** begin MATERIAL PROVIDED **

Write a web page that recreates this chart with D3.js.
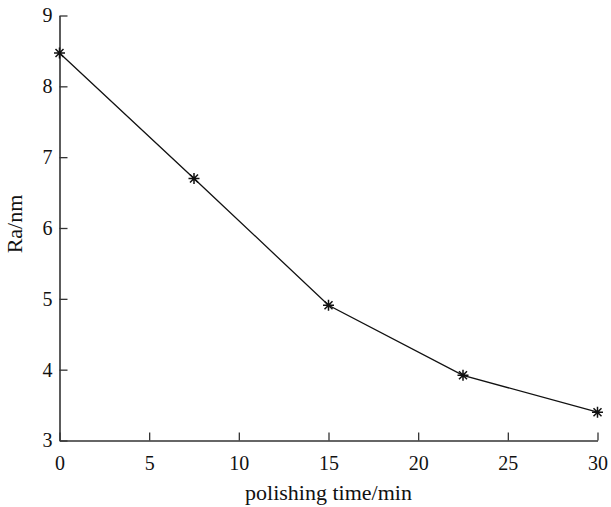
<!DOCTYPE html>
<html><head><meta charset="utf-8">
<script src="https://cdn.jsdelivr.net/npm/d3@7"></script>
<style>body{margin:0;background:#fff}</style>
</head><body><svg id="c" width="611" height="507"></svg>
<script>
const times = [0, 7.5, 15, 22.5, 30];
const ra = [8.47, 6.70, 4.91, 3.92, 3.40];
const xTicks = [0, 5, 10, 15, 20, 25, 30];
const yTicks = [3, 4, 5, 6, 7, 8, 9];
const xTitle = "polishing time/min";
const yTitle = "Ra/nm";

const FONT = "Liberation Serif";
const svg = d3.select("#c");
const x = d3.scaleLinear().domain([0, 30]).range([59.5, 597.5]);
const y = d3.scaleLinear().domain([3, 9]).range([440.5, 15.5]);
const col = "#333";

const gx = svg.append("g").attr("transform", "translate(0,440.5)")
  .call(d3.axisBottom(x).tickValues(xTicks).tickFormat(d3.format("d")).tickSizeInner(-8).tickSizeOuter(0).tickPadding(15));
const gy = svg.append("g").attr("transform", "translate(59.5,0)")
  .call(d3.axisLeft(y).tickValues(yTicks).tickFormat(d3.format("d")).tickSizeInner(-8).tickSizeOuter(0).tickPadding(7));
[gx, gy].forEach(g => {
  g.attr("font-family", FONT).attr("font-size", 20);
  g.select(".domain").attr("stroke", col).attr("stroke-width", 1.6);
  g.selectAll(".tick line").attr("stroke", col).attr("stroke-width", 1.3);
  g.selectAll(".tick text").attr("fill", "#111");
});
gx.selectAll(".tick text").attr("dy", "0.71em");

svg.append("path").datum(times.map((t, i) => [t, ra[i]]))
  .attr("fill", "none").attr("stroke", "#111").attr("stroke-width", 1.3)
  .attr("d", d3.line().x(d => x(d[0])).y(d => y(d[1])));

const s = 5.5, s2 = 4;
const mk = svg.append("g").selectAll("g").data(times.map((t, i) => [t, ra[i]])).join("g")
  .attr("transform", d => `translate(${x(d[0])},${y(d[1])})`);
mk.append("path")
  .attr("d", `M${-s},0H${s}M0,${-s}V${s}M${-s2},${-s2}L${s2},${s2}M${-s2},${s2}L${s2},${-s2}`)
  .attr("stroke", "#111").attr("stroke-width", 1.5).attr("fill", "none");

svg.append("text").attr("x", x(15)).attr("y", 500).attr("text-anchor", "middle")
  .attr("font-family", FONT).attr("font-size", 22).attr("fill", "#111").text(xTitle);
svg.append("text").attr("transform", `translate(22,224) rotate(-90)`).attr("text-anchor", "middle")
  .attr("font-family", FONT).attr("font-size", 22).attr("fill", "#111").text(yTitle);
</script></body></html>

** end MATERIAL PROVIDED **

▶ _GOAL OF THE EXERCISE_
Restate the whole listing above exactly, except for its images.

▶ _EXERCISE SOLUTION_
Write a web page that recreates this chart with D3.js.
<!DOCTYPE html>
<html><head><meta charset="utf-8">
<script src="https://cdn.jsdelivr.net/npm/d3@7"></script>
<style>body{margin:0;background:#fff}</style>
</head><body><svg id="c" width="611" height="507"></svg>
<script>
const times = [0, 7.5, 15, 22.5, 30];
const ra = [8.47, 6.70, 4.91, 3.92, 3.40];
const xTicks = [0, 5, 10, 15, 20, 25, 30];
const yTicks = [3, 4, 5, 6, 7, 8, 9];
const xTitle = "polishing time/min";
const yTitle = "Ra/nm";

const FONT = "Liberation Serif";
const svg = d3.select("#c");
const x = d3.scaleLinear().domain([0, 30]).range([59.5, 597.5]);
const y = d3.scaleLinear().domain([3, 9]).range([440.5, 15.5]);
const col = "#333";

const gx = svg.append("g").attr("transform", "translate(0,440.5)")
  .call(d3.axisBottom(x).tickValues(xTicks).tickFormat(d3.format("d")).tickSizeInner(-8).tickSizeOuter(0).tickPadding(15));
const gy = svg.append("g").attr("transform", "translate(59.5,0)")
  .call(d3.axisLeft(y).tickValues(yTicks).tickFormat(d3.format("d")).tickSizeInner(-8).tickSizeOuter(0).tickPadding(7));
[gx, gy].forEach(g => {
  g.attr("font-family", FONT).attr("font-size", 20);
  g.select(".domain").attr("stroke", col).attr("stroke-width", 1.6);
  g.selectAll(".tick line").attr("stroke", col).attr("stroke-width", 1.3);
  g.selectAll(".tick text").attr("fill", "#111");
});
gx.selectAll(".tick text").attr("dy", "0.71em");

svg.append("path").datum(times.map((t, i) => [t, ra[i]]))
  .attr("fill", "none").attr("stroke", "#111").attr("stroke-width", 1.3)
  .attr("d", d3.line().x(d => x(d[0])).y(d => y(d[1])));

const s = 5.5, s2 = 4;
const mk = svg.append("g").selectAll("g").data(times.map((t, i) => [t, ra[i]])).join("g")
  .attr("transform", d => `translate(${x(d[0])},${y(d[1])})`);
mk.append("path")
  .attr("d", `M${-s},0H${s}M0,${-s}V${s}M${-s2},${-s2}L${s2},${s2}M${-s2},${s2}L${s2},${-s2}`)
  .attr("stroke", "#111").attr("stroke-width", 1.5).attr("fill", "none");

svg.append("text").attr("x", x(15)).attr("y", 500).attr("text-anchor", "middle")
  .attr("font-family", FONT).attr("font-size", 22).attr("fill", "#111").text(xTitle);
svg.append("text").attr("transform", `translate(22,224) rotate(-90)`).attr("text-anchor", "middle")
  .attr("font-family", FONT).attr("font-size", 22).attr("fill", "#111").text(yTitle);
</script></body></html>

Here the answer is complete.